The basic problem with “The Use of Knowledge in Society” is what we might call the Hayek Fallacy: a false comparison between the aggregate product of many minds and the product of a single mind. Perhaps that comparison is relevant in special contexts, such as the question whether a judge or a jury should be responsible for the verdict. However, in a comparison between markets and either socialist or democratic lawmaking - the major comparison that concerned Hayek - the comparison is not relevant and Hayek’s argument is not relevant either. Hayek went astray by reifying or personifying “the planner” or the “single mind” who choo ses policies, and then overlooking that in any recognizably complex modern state, especially democratic states, policies are chosen by highly complex institutional structures and processes that themselves aggregate multiple sources of information.  None of this is to say anything substantive about when or under what conditions collective or democratic policymaking will better aggregate and utilize dispersed information or tacit knowledge than the market will. It is to say that Hayek’s analysis cannot help us figure out those questions.
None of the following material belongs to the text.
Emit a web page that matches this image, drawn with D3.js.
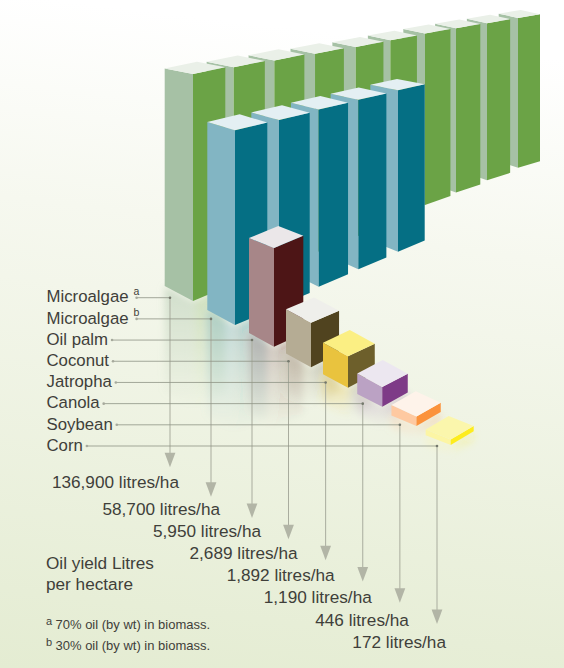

Versions or relatives of the Hayek Fallacy pop up in many other contexts. One important context is the comparison between lawmaking by common-law courts and lawmaking by legislatures. In the sharpest case for this comparison, the issue is whether a vague or ambiguous or highly general written constitution - like the United States Constitution - should be given content by judges deciding constitutional cases in common-law style over time, or rather by legislatures and presidents enacting laws and making rules to which the judges defer. Here the Hayek fallacy is to say that the aggregate wisdom of many judges over time, drawing when appropriate upon the aggregate wisdom of broader social traditions and norms, will outperform “the lawmaker,” whose epistemic capacities are inferior. The problem is that there is no such “lawmaker.” Rather there is a large modern legislature with many hundreds of members, who in turn draw upon the expertise of thousands of staff and upon information supplied by the bureaucracy, citizens, and interest groups. Moreover, the legislature can delegate, as appropriate, to a gigantic cadre of agencies who themselves use expert panels and citizen input to formulate policies.  The litigation process might or might not outperform this massively complex, integrated lawmaking machine in constitutional matters, if we judge performance on the sort of epistemic or informational grounds Hayek favors. However, a comparison between the many minds of the judges, on the one hand, and some personified lawmaker, on the other, contributes nothing. In modern lawmaking, that comparison is never at issue.